Yeah, there's definitely no 'telling a story' in DW, story is emergent, for sure. At most the GM thinks "Well, I need to make a move here. I know, the PCs let that bandit get the slip and they never followed up on that. He's going to come back and kidnap Gramps!" Maybe now I need to know where Gramps actually lives, because it wasn't determined earlier so I ask "Hey, Graaahhh Foecrusher, where does Gramps live?"
I just see this as one person creating a menu of options that doesn't particularly address the other participants. DW will START with character creation, before there is any conception of setting at all (though honestly a lot of times people have already decided to play a game of sort X, Y, or Z and perhaps even where it is set). Still, everything is built outwards from the PCs. A PC comes with a few pieces that are going to tell us what we could do with them, bonds, alignment, race, playbook, and then we'll start with asking some questions to construct enough backstory to get started.
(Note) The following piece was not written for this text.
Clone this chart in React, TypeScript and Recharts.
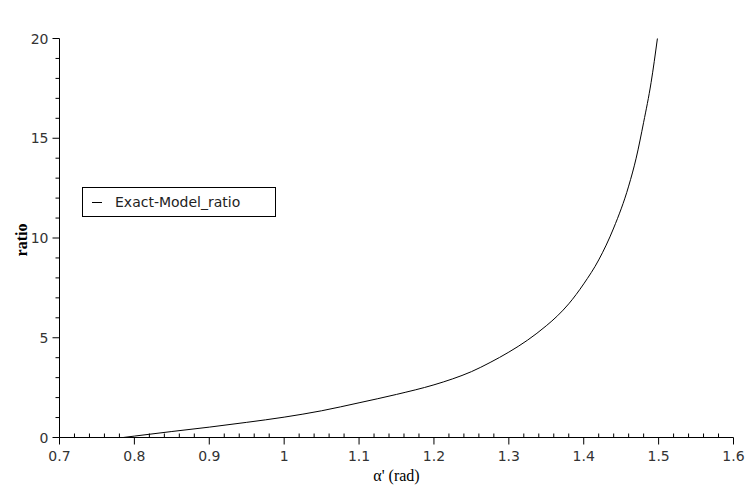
import { Label, Legend, Line, LineChart, XAxis, YAxis } from "recharts";

// alpha' in radians
const alphaValues = [
  0.785, 0.8, 0.85, 0.9, 0.95, 1.0, 1.05, 1.1, 1.15, 1.2, 1.225, 1.25, 1.275,
  1.3, 1.325, 1.35, 1.365, 1.38, 1.4, 1.42, 1.44, 1.46, 1.47, 1.48, 1.49,
  1.4984,
];
const ratioValues = [
  0, 0.07, 0.3, 0.52, 0.76, 1.02, 1.34, 1.74, 2.16, 2.64, 2.94, 3.3, 3.76,
  4.28, 4.88, 5.6, 6.1, 6.7, 7.7, 8.9, 10.5, 12.6, 14.0, 15.8, 17.8, 20,
];

const xTicks = Array.from({ length: 46 }, (_, i) => (35 + i) / 50);
const yTicks = Array.from({ length: 21 }, (_, i) => i);

const data = alphaValues.map((x, i) => ({ x, ratio: ratioValues[i] }));

const TICK_FONT = { fontFamily: "DejaVu Sans", fontSize: 14, fill: "#333" };

function XTick(props: any) {
  const { x, y, payload } = props;
  const major = Math.round(payload.value * 50) % 5 === 0;
  if (!major) {
    return <line x1={x} x2={x} y1={y} y2={y - 4} stroke="#000" />;
  }
  return (
    <g>
      <line x1={x} x2={x} y1={y} y2={y + 7} stroke="#000" />
      <text x={x} y={y + 23} textAnchor="middle" {...TICK_FONT}>
        {String(Math.round(payload.value * 10) / 10)}
      </text>
    </g>
  );
}

function YTick(props: any) {
  const { x, y, payload } = props;
  const major = payload.value % 5 === 0;
  if (!major) {
    return <line x1={x - 4} x2={x} y1={y} y2={y} stroke="#000" />;
  }
  return (
    <g>
      <line x1={x - 7} x2={x} y1={y} y2={y} stroke="#000" />
      <text x={x - 11} y={y + 5} textAnchor="end" {...TICK_FONT}>
        {payload.value}
      </text>
    </g>
  );
}

function LegendBox() {
  return (
    <div
      style={{
        border: "1px solid #000",
        width: 192,
        height: 28,
        display: "flex",
        alignItems: "center",
        background: "#fff",
        fontFamily: "DejaVu Sans",
        fontSize: 14,
        color: "#222",
      }}
    >
      <span
        style={{
          display: "inline-block",
          width: 10,
          borderTop: "1px solid #000",
          marginLeft: 9,
          marginRight: 13,
        }}
      />
      <span>Exact-Model_ratio</span>
    </div>
  );
}

export default function App() {
  return (
    <div style={{ position: "absolute", left: 0, top: 0, background: "#fff" }}>
      <LineChart
        width={747}
        height={486}
        data={data}
        margin={{ top: 38.5, right: 13.5, left: 0, bottom: 0 }}
      >
        <XAxis
          type="number"
          dataKey="x"
          domain={[0.7, 1.6]}
          ticks={xTicks}
          interval={0}
          height={48.5}
          tickSize={0}
          tickMargin={0}
          tickLine={false}
          tick={<XTick />}
          axisLine={{ stroke: "#000" }}
        >
          <Label
            content={(p: any) => (
              <text
                x={p.viewBox.x + p.viewBox.width / 2}
                y={p.viewBox.y + 43}
                textAnchor="middle"
                fontFamily="Liberation Serif"
                fontSize={16}
                fill="#000"
              >
                α' (rad)
              </text>
            )}
          />
        </XAxis>
        <YAxis
          type="number"
          domain={[0, 20]}
          ticks={yTicks}
          interval={0}
          width={59.5}
          tickSize={0}
          tickMargin={0}
          tickLine={false}
          tick={<YTick />}
          axisLine={{ stroke: "#000" }}
        >
          <Label
            content={(p: any) => {
              const cx = 21;
              const cy = p.viewBox.y + p.viewBox.height / 2 + 2;
              return (
                <text
                  x={cx}
                  y={cy}
                  transform={`rotate(-90 ${cx} ${cy})`}
                  textAnchor="middle"
                  dominantBaseline="central"
                  fontFamily="Liberation Serif"
                  fontWeight="bold"
                  fontSize={16}
                  fill="#000"
                >
                  ratio
                </text>
              );
            }}
          />
        </YAxis>
        <Legend
          layout="vertical"
          align="center"
          verticalAlign="middle"
          content={() => <LegendBox />}
          wrapperStyle={{ left: 82, top: 187, width: "auto", height: "auto" }}
        />
        <Line
          type="monotone"
          dataKey="ratio"
          name="Exact-Model_ratio"
          stroke="#000"
          strokeWidth={1}
          dot={false}
          isAnimationActive={false}
        />
      </LineChart>
    </div>
  );
}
The GM might ask the fighter "who gave you your signature weapon?" etc. She might even ask a player to describe what the PCs are doing right now. That sort of thing. An opening scene can then be played through, and possibly on into the beginnings of whatever adventure that suggests.
The GM is certainly allowed to have ideas, even 'stuff' that they're interested in using. Ideas ideally should be run by the players, or a hook given that they can decide to act on or not. After the first session the GM is going to do some work on fronts, maybe sketch out a map or two, etc. Personally I don't normally create a campaign front (a major campaign-wide theme) right off. Its better to create couple adventure fronts that set up the things the PCs seem interested in and give them some life. Maybe one is whatever they were heading towards, another could be a possible distraction, or something that another character will especially engage with. Soon the PCs will need R&R, and at that point a Steading can be created (town, village, etc.).
I think that your approach is very much what Gygax and Arneson were doing. I think it comes straight out of wargaming/Free Kriegsspiel. Those are essentially systems where everything is pregenerated, and the scenarios are flat out a test of player skill, or in the FK case a literal realistic training exercise. But I don't think that original formula really accounts for 'open world' play! In the early days, if a PC left "Castle Blackmoor" and went elsewhere, there simply wasn't any provision for that at all. Its not just that the GM had to work it out, its that there isn't any provision for it at all. The game doesn't even really have quantifiable measures of play (loot and XP) nor fixed sorts of hazards and things that the GM can judge the nature of unequivocally. Now, obviously modern D&Ds have added skills and whatnot to help with that.